Può sembrare una storia minore di un’Italia alle prese con le gravissime conseguenze della crisi energetica, la guerra alle porte, l’arrivo di migliaia di migranti, ma non è così perché quando si colpiscono i diritti delle minoranze suona un campanello d’allarme per la democrazia.

E’ il caso di Palazzo Giustiniani, quel luogo dove venne firmata la Costituzione, dove sono ubicati gli uffici dei senatori a vita e dei gruppi parlamentari, e che dall’inizio del Novecento fino agli anni Ottanta è stato la sede del Grande Oriente d’Italia, la più antica comunione massonica, che l’aveva acquistato per un milione e 55mila lire. Il fascismo prima, a forza di botte, si prese quel palazzo e la Repubblica dopo, non mantenendo la parola data e firmata, di quel palazzo non sono stati riconsegnati ai proprietari neppure i 140 metri quadrati previsti da una transazione firmata nel 1991 all’epoca di Giovanni Spadolini presidente del Senato.
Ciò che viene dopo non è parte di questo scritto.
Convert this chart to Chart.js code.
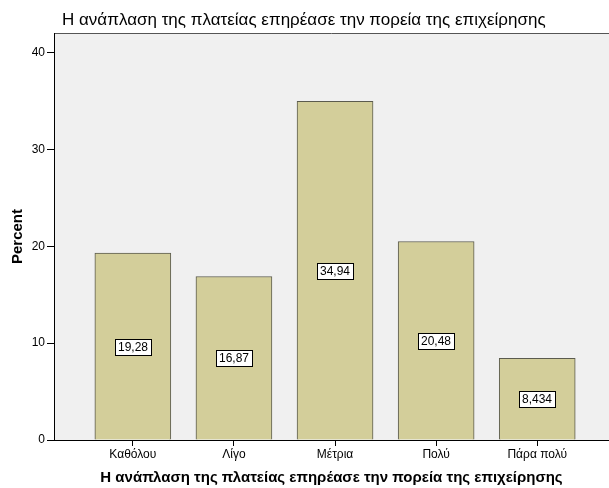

Da Giovanni Spadolini a Ignazio La Russa, il Senato e i diritti delle minoranze

Della vicenda che ha dell’incredibile negli ultimi giorni se ne sono occupati alcuni quotidiani, il Corriere della Sera il Fatto Quotidiano e Affari Italiani, e Radio24 e Radio Radicale. Lo spunto è dato dal ricorso presentato dal Grande Oriente d’Italia alla Corte di Cassazione per stabilire la giurisdizione competente dopo che il Tar del Lazio e il Consiglio di Stato avevano “declinato” l’invito a occuparsene rimandando la decisione al tribunale ordinario. 

Oltre alla via giudiziaria resta in piedi quella diplomatica. Il presidente del Senato Ignazio La Russa sulla scia del suo predecessore Spadolini potrebbe sanare un’ingiustizia ai danni di una minoranza e soprattutto mantenere la parola data e sottoscritta da un’istituzione della Repubblica.